**PROBLEM DETAILS**
Return the material word for word. Do not include the pictures.

==============================

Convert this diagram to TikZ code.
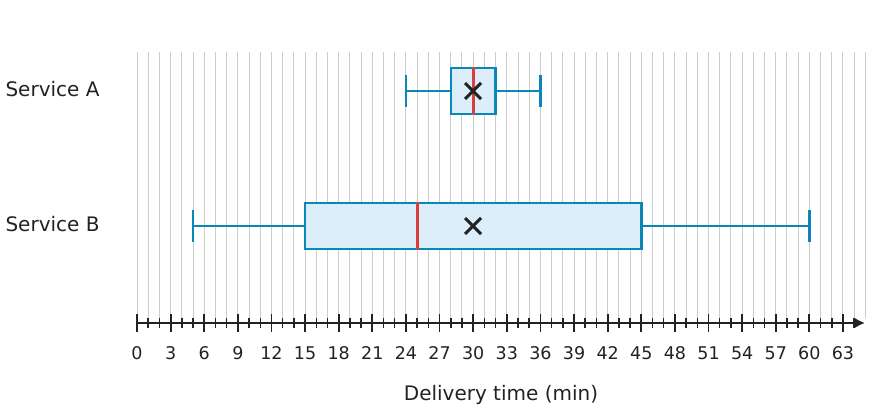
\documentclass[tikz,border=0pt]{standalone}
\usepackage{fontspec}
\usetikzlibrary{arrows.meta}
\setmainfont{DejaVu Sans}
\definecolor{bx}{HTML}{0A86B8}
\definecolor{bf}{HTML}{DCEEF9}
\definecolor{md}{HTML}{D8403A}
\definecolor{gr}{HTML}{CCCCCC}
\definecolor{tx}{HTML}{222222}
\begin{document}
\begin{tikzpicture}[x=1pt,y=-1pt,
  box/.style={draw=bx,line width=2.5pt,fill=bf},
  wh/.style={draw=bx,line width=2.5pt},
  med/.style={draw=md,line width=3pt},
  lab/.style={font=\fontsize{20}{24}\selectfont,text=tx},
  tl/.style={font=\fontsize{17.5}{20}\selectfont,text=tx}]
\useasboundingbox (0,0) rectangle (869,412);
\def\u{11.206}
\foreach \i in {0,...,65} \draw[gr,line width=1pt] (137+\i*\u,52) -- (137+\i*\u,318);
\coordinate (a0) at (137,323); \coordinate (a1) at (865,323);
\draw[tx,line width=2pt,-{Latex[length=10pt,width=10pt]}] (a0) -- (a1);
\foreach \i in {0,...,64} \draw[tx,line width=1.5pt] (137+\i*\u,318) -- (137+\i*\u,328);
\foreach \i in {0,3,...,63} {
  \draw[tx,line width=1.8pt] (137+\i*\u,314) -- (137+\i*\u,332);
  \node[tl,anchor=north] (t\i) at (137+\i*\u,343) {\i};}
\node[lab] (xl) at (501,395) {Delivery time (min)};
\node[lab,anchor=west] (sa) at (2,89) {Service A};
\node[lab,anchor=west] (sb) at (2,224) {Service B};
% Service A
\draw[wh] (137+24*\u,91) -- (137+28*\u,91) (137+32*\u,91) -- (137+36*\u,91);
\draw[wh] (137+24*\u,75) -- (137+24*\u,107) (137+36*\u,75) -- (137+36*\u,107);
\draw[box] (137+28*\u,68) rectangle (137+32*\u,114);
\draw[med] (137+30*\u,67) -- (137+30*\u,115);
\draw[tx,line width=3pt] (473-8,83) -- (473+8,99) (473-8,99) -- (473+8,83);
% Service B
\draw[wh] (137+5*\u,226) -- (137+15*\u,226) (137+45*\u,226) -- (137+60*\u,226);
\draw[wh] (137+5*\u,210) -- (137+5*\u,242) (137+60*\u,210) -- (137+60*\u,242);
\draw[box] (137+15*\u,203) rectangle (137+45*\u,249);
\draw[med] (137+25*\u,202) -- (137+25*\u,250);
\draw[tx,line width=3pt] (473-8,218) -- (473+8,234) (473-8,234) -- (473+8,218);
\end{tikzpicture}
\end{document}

==============================

**IN RESPONSE**
Convert this diagram to TikZ code.
\documentclass[tikz,border=0pt]{standalone}
\usepackage{fontspec}
\usetikzlibrary{arrows.meta}
\setmainfont{DejaVu Sans}
\definecolor{bx}{HTML}{0A86B8}
\definecolor{bf}{HTML}{DCEEF9}
\definecolor{md}{HTML}{D8403A}
\definecolor{gr}{HTML}{CCCCCC}
\definecolor{tx}{HTML}{222222}
\begin{document}
\begin{tikzpicture}[x=1pt,y=-1pt,
  box/.style={draw=bx,line width=2.5pt,fill=bf},
  wh/.style={draw=bx,line width=2.5pt},
  med/.style={draw=md,line width=3pt},
  lab/.style={font=\fontsize{20}{24}\selectfont,text=tx},
  tl/.style={font=\fontsize{17.5}{20}\selectfont,text=tx}]
\useasboundingbox (0,0) rectangle (869,412);
\def\u{11.206}
\foreach \i in {0,...,65} \draw[gr,line width=1pt] (137+\i*\u,52) -- (137+\i*\u,318);
\coordinate (a0) at (137,323); \coordinate (a1) at (865,323);
\draw[tx,line width=2pt,-{Latex[length=10pt,width=10pt]}] (a0) -- (a1);
\foreach \i in {0,...,64} \draw[tx,line width=1.5pt] (137+\i*\u,318) -- (137+\i*\u,328);
\foreach \i in {0,3,...,63} {
  \draw[tx,line width=1.8pt] (137+\i*\u,314) -- (137+\i*\u,332);
  \node[tl,anchor=north] (t\i) at (137+\i*\u,343) {\i};}
\node[lab] (xl) at (501,395) {Delivery time (min)};
\node[lab,anchor=west] (sa) at (2,89) {Service A};
\node[lab,anchor=west] (sb) at (2,224) {Service B};
% Service A
\draw[wh] (137+24*\u,91) -- (137+28*\u,91) (137+32*\u,91) -- (137+36*\u,91);
\draw[wh] (137+24*\u,75) -- (137+24*\u,107) (137+36*\u,75) -- (137+36*\u,107);
\draw[box] (137+28*\u,68) rectangle (137+32*\u,114);
\draw[med] (137+30*\u,67) -- (137+30*\u,115);
\draw[tx,line width=3pt] (473-8,83) -- (473+8,99) (473-8,99) -- (473+8,83);
% Service B
\draw[wh] (137+5*\u,226) -- (137+15*\u,226) (137+45*\u,226) -- (137+60*\u,226);
\draw[wh] (137+5*\u,210) -- (137+5*\u,242) (137+60*\u,210) -- (137+60*\u,242);
\draw[box] (137+15*\u,203) rectangle (137+45*\u,249);
\draw[med] (137+25*\u,202) -- (137+25*\u,250);
\draw[tx,line width=3pt] (473-8,218) -- (473+8,234) (473-8,234) -- (473+8,218);
\end{tikzpicture}
\end{document}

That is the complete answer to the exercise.